Knob Creek organizers have for years insisted that the majority of people who come to their machine gun festivals are not white supremacists or militia members. While that's probably true, a survey of tattoos, patches, T-shirt symbols, and merchandise at the April 2006 events provided strong evidence of a significant extremist presence. Sonny Landham, the 1980s action movie star who now shills for the white supremacist Council of Conservative Citizens, signed autographs and distributed CCC literature at his booth near a hot-dog stand. Print and CD editions of the racist fantasy novel The Turner Diaries were widely available, along with copies of the U.S. Militiaman's Handbook, a guide to armed insurrection during "R-2," the second American Revolution.

"When municipal, township, county, or local area law enforcement agents attack or seek to confine or control the U.S. Militia or its individual members, those agencies should be totally eliminated in the initial attack," the handbook advises. "Do not allow any law enforcement agents to escape. Kill them all."

While most of the violent extremist materials for sale were scattered amidst more innocuous items, one booth at the April 2006 shoot, housed in gun show stall C-22, offered nothing but hate paraphernalia: hundreds of neo-Nazi, white power, and hate rock T-shirts; Adolf Hitler, Rudolf Hess and Eva Braun coffee mugs; Hitler youth flags; and Celtic cross "White Pride World Wide" banners.

'This is America'
"I do not think of us as an extremist or militia gathering, but we do not regulate any items sold," Knob Creek Gun Range owner and festival chief Kenny Sumner wrote to the Intelligence Report, responding to E-mailed questions about booth C-22. "If someone wants to sell white supremacist and neo-Nazi crap, that's OK with me. If it offends anyone, they don't have to stop at that vendor's table. It's just like strip clubs. I don't care nothing about them and they can be wherever they want. I have the ability to stop in or drive by. This is America and we do have the right to choose. That's why I do not restrict any of the vendors at our show."

Rob Walker, who describes himself as "the fat, happy guy handing out Shotgun News," has attended the past 15 Knob Creek shoots as part of his job for a New York City magazine publishing house. "I have never perceived an air of hate," Walker says. "In fact, I've seen people of all races having a great time together."

In past years, Walker says, "The militia groups simply used the huge draw of the KCR [Knob Creek Range] shoot to entice a greater amount of attendance at their little meetings, but they were never officially affiliated with KCR. Now, I've never seen anything more disturbing than some truly tasteless T-shirts. While I'd prefer to not even stand next to someone wearing a few of those shirts, it's the First Amendment and I won't argue with that."

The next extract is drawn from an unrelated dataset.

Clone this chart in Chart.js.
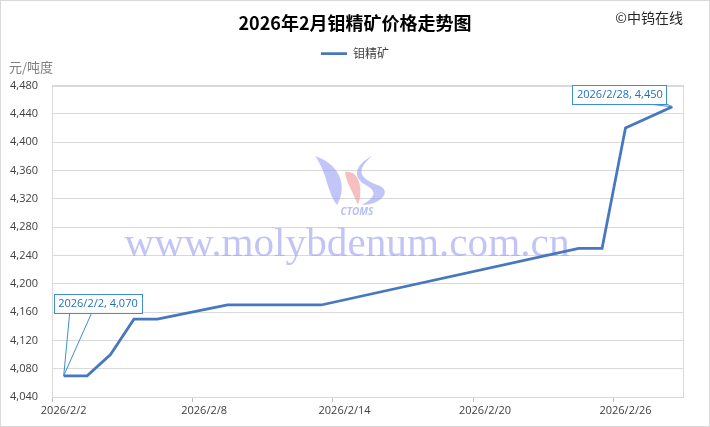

Beginning in 2004, Walker has distributed materials on "genocide and gun ownership" produced by the far-right JPFO (Jews for the Preservation of Firearms Ownership) at Knob Creek shoots. "Not only was that well received, it was never scoffed at," he says. "The materials were well marked as being from a Jewish group. Never have I heard a single anti-Semitic utterance."

Saturday Night Special
The Saturday night climax of every Knob Creek machine gun festival is the famous "night shoot." On the upper range, heavy machine gunners load their weapons with phosphorus tracer rounds and take aim through night vision goggles at glow sticks marking 50-gallon drums filled with gasoline and strapped with sticks of dynamite. The signal for the night shoot to begin is the whirring arrival of a black helicopter, its M-60 door gun spewing chartreuse tracer rounds from the sky.

The fiery explosions illuminate the grinning faces of thousands. The vast majority of them are white. But just as Walker claimed, there are a few blacks and Hispanics. All are unified, at least for the moment, in the taboo joy of mass destruction as spectator sport.